Bravura Solutions has delivered a robust first half of FY26, posting nearly 10% revenue growth and a significant jump in profitability, while rewarding shareholders with a special dividend. The company also upgraded its full-year guidance, signalling confidence in its growth trajectory.
- Underlying revenue up 9.8% to $140 million
- CEBITDA more than doubled to $34.2 million
- Interim and special dividends total 10.23 cents per share
- Recurring revenue grows 5%, driven by pricing and client expansion
- FY26 guidance upgraded for revenue and cash EBITDA
Strong Financial Momentum
Bravura Solutions (ASX, BVS) has reported a strong first half for FY26, with underlying revenue climbing 9.8% to $140 million compared to the prior corresponding period. This growth was accompanied by a remarkable 129% increase in cash EBITDA to $34.2 million, reflecting the company’s improved operational efficiency and disciplined cost management.

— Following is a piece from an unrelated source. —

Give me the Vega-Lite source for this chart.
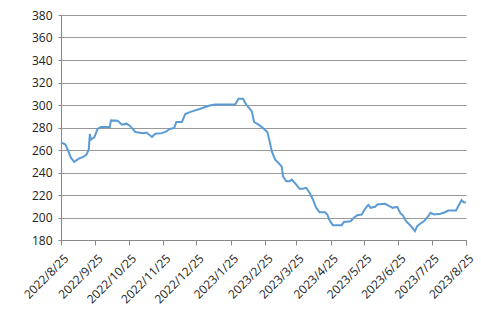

The company’s underlying net profit after tax surged 71% to $25.9 million, underscoring the positive impact of both revenue growth and expense optimisation. Bravura’s cash balance remains healthy at $64.5 million, with no debt on the books, positioning it well for future investments or shareholder returns.
Shareholder Returns and Capital Management
In recognition of its strong cash flow generation, Bravura declared an interim dividend of 5.77 cents per share alongside a special dividend of 4.46 cents per share, totalling 10.23 cents per share for FY26. These dividends are payable in March 2026 and continue the company’s track record of returning capital to shareholders since resuming distributions.
The company is actively reviewing its capital allocation strategy under the guidance of its new CEO, balancing shareholder returns with organic and inorganic growth opportunities. This includes potential debt facilities and share buybacks, reflecting a holistic approach to capital management.
Recurring Revenue and Market Expansion
Recurring revenue, which accounts for 58% of total revenue, grew 5% year-on-year. This growth was driven by improved pricing and expansion within the existing client base, offsetting attrition related to the prior sale of a licence to Fidelity International. Bravura’s focus on deepening relationships with its top customers is evident, with the top 25 clients representing 80% of revenue.
Notably, Bravura has made a strategic entry into the UK Workplace market, securing a key anchor client. This move aligns with the company’s strategy to grow alongside its customers as they expand geographically and into new service areas.
Upgraded Guidance Reflects Confidence
Reflecting its strong first-half performance, Bravura upgraded its FY26 guidance. Revenue is now expected to be between $265 million and $275 million, with cash EBITDA forecasted between $55 million and $65 million. This revision comes despite a more conservative foreign exchange assumption for the Australian dollar against the British pound in the second half.
The company also highlighted ongoing investments in hosting infrastructure and software development, signalling a commitment to supporting future growth and operational resilience.
Outlook and Strategic Focus
Bravura’s outlook remains positive, with a clear focus on enhancing operational structures to drive better customer outcomes and profitability. The company is actively assessing both organic growth and acquisition opportunities to accelerate its market presence, particularly in new regions like the UK.
With a new CEO at the helm and a disciplined approach to capital and cost management, Bravura Solutions appears well-positioned to sustain its momentum through the remainder of FY26 and beyond.
Bottom Line?
Bravura’s upgraded guidance and special dividend highlight a company confident in its growth and capital strategy, but investors will watch closely how new market ventures unfold.
Questions in the middle?
- How will Bravura’s entry into the UK Workplace market impact future revenue streams?
- What inorganic growth opportunities is the new CEO prioritising?
- Will Bravura maintain its strong dividend policy amid increased investment plans?